Russia urged to speed up efforts to reduce its stockpile of nuclear, chemical weapons
    By HARRY DUNPHY, Associated Press Writer
    Oct. 9, 2002

    WASHINGTON - The United States and other industrialized democracies are urging Russia to speed up efforts to reduce its vast, poorly secured stockpile of nuclear and chemical weapons, a State Department official said Wednesday.

    A Senate committee chairman warned the material could find its way to terrorists or countries such as Iraq.

    John Bolton, undersecretary of state for arms control, said a major part of a meeting last month in Canada of those industrial powers dealt with problems that have hindered an initiative to stop the spread of weapons and materials of mass destruction.

    The participating countries — the United States, Britain, Canada, France, Germany, Italy and Japan — have pledged to spend at least $20 billion over the next 10 years on the effort.

    President George W. Bush committed the United States to providing half of the $20 billion at June's G-8 summit in Canada when he proposed the initiative. Russian President Vladimir Putin has pledged to take actions to help achieve the program's goal.

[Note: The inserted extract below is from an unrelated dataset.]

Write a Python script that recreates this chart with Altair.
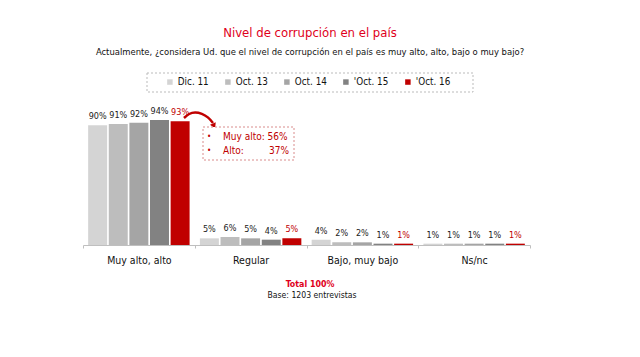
import altair as alt
import pandas as pd

groups = ["Muy alto, alto", "Regular", "Bajo, muy bajo", "Ns/nc"]
series = ["Dic. 11", "Oct. 13", "Oct. 14", "'Oct. 15", "'Oct. 16"]
colors = ["#D4D4D4", "#BDBDBD", "#A5A5A5", "#828282", "#C00000"]
values = {
    "Dic. 11": [90, 5, 4, 1],
    "Oct. 13": [91, 6, 2, 1],
    "Oct. 14": [92, 5, 2, 1],
    "'Oct. 15": [94, 4, 1, 1],
    "'Oct. 16": [93, 5, 1, 1],
}
title_text = "Nivel de corrupción en el país"
subtitle_text = "Actualmente, ¿considera Ud. que el nivel de corrupción en el país es muy alto, alto, bajo o muy bajo?"
note_lines = ["Muy alto: 56%", "Alto:"]
note_alto_val = "37%"
footer1 = "Total 100%"
footer2 = "Base:  1203 entrevistas"

# arrow path (annotation, pixel space)
arrow_x = [101, 106, 112, 119, 125, 130]
arrow_y = [6, 1.5, 0, 1.5, 5, 11]

FONT = "DejaVu Sans Condensed"
RED = "#C00000"

rows = []
for s in series:
    for g, v in zip(groups, values[s]):
        rows.append({"grupo": g, "serie": s, "valor": v, "label": f"{v}%"})
df = pd.DataFrame(rows)

base = alt.Chart(df).encode(
    x=alt.X("grupo:N", sort=groups,
            scale=alt.Scale(paddingInner=0, paddingOuter=0),
            axis=alt.Axis(title=None, labelAngle=0, tickBand="extent",
                          domainColor="#BFBFBF", tickColor="#BFBFBF", tickSize=3,
                          labelFontSize=10.5, labelFont=FONT, labelColor="#111",
                          labelPadding=7, grid=False)),
    xOffset=alt.XOffset("serie:N", sort=series,
                        scale=alt.Scale(paddingInner=0.08, paddingOuter=0.25)),
    y=alt.Y("valor:Q", scale=alt.Scale(domain=[0, 100]), axis=None),
)

bars = base.mark_bar().encode(
    color=alt.Color("serie:N", sort=series,
                    scale=alt.Scale(domain=series, range=colors),
                    legend=alt.Legend(title=None, orient="none", direction="horizontal",
                                      legendX=82, legendY=-35,
                                      symbolType="square", symbolSize=30,
                                      symbolStrokeWidth=0, labelFont=FONT,
                                      labelFontSize=9.8, labelColor="#111",
                                      labelOffset=3, columnPadding=14, padding=0))
)

labels = base.mark_text(baseline="bottom", dy=-4, font=FONT, fontSize=9).encode(
    text="label:N",
    color=alt.condition(alt.datum.serie == "'Oct. 16", alt.value(RED), alt.value("#222")),
)

arrow_df = pd.DataFrame({"x": arrow_x, "y": arrow_y, "o": list(range(len(arrow_x)))})
arrow = alt.Chart(arrow_df).mark_line(color=RED, strokeWidth=2.5, interpolate="basis").encode(
    x=alt.X("x:Q", scale=None, axis=None),
    y=alt.Y("y:Q", scale=None, axis=None),
    order="o:Q",
)
head = alt.Chart(pd.DataFrame({"x": [131], "y": [14]})).mark_point(
    shape="triangle-down", filled=True, color=RED, size=40, opacity=1, angle=335
).encode(x=alt.X("x:Q", scale=None, axis=None), y=alt.Y("y:Q", scale=None, axis=None))

one = alt.Chart(pd.DataFrame({"a": [0]}))

title = one.mark_text(font=FONT, fontSize=13, color="#E0001B", align="center").encode(
    x=alt.value(227), y=alt.value(-79), text=alt.value(title_text))
subtitle = one.mark_text(font=FONT, fontSize=9.4, color="#111", align="center").encode(
    x=alt.value(227), y=alt.value(-60), text=alt.value(subtitle_text))
legend_box = one.mark_rect(fill=None, fillOpacity=0, stroke="#BBBBBB", strokeDash=[2, 2],
                           strokeWidth=1).encode(
    x=alt.value(64), x2=alt.value(390), y=alt.value(-39), y2=alt.value(-20))

note_box = one.mark_rect(fill="white", stroke="#D98C8C", strokeDash=[2, 2], strokeWidth=1).encode(
    x=alt.value(120), x2=alt.value(211), y=alt.value(15), y2=alt.value(48))
b1 = one.mark_text(font=FONT, fontSize=8, color=RED, align="center").encode(
    x=alt.value(126), y=alt.value(25), text=alt.value("•"))
b2 = one.mark_text(font=FONT, fontSize=8, color=RED, align="center").encode(
    x=alt.value(126), y=alt.value(39), text=alt.value("•"))
n1 = one.mark_text(font=FONT, fontSize=10, color=RED, align="left").encode(
    x=alt.value(140), y=alt.value(25), text=alt.value(note_lines[0]))
n2 = one.mark_text(font=FONT, fontSize=10, color=RED, align="left").encode(
    x=alt.value(140), y=alt.value(39), text=alt.value(note_lines[1]))
n3 = one.mark_text(font=FONT, fontSize=10, color=RED, align="right").encode(
    x=alt.value(206), y=alt.value(39), text=alt.value(note_alto_val))

f1 = one.mark_text(font=FONT, fontSize=8.8, fontWeight="bold", color="#E0001B", align="center").encode(
    x=alt.value(227), y=alt.value(172), text=alt.value(footer1))
f2 = one.mark_text(font=FONT, fontSize=8.6, color="#111", align="center").encode(
    x=alt.value(229), y=alt.value(183), text=alt.value(footer2))

chart = alt.layer(
    alt.layer(bars, labels),
    arrow, head, note_box, b1, b2, n1, n2, n3,
    title, subtitle, legend_box, f1, f2,
).properties(
    width=447, height=133,
    autosize=alt.AutoSizeParams(type="none"),
    padding={"left": 83, "top": 112, "right": 110, "bottom": 112},
    background="white",
).configure_view(stroke=None)

chart.save("out.html", embed_options={"renderer": "svg", "actions": False})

    Bolton told the Senate Foreign Relations Committee said that among the priority concerns in Russia, the G-8 countries specifically named the destruction of chemical weapons, disposition of fissile material and dismantlement of decommissioned nuclear submarines.

    "For the global partnership to be successful," Bolton said, "the Russian Federation will need to take concrete action to resolve outstanding problems. ... We pressed the Russians hard on this issue" at the September meeting in Canada.

    Bolton said the other G-8 countries were more than half way in meeting their $10 billion commitment, including $1.5 billion from Germany and $1 billion from the European Commission. He said some countries have not publicly announced pledges or decided on their amounts.

    Bolton praised Canada's tireless commitment as the current G-8 chairman to make the initiative a reality and said France has said it will make the program a priority as it prepares for next year's summit in Evian.

    Bolton welcomed bipartisan legislation, proposed by the committee chairman Sen. Joseph Biden and Sen. Richard Lugar that expands the president's authority to reduce Russia's debt in exchange for nonproliferation programs.

    "Nothing poses a more clear or present danger to our security," Biden said, than the vast repository of nuclear, chemical and possibly biological weapons still in Russia more than a decade after the Soviet Union's collapse.

    "Our greatest concern remains that groups like al-Qaida or states like Iraq will steal or illicitly purchase poorly guarded stocks of weapons of mass destruction in Russia," Biden said.

    He said the United States has provided billions of dollars in aid to reduce the threat posed by Russia's possession of these weapons. But, he said, there remain roughly 1,000 metric tons of highly enriched uranium, 40,000 metric tons of chemical weapons, including 2 million artillery shells containing nerve gas at one of Russia's facilities alone, and an unknown supply of biological pathogens.

    Lugar said that because of the threat of terrorism. "We must not only accelerate weapons dismantlement efforts in Russia, we must (also) broaden our capability to address proliferation risks in other countries."

    Lugar said the major industrialized nations must keep pressing Russian officials to abide by Putin's commitment to help. Putin's "biggest obstacle could well be his own government's bureaucracy," said Lugar, co-sponsor of legislation that has provided millions for weapons destruction in Russia over the past 11 years.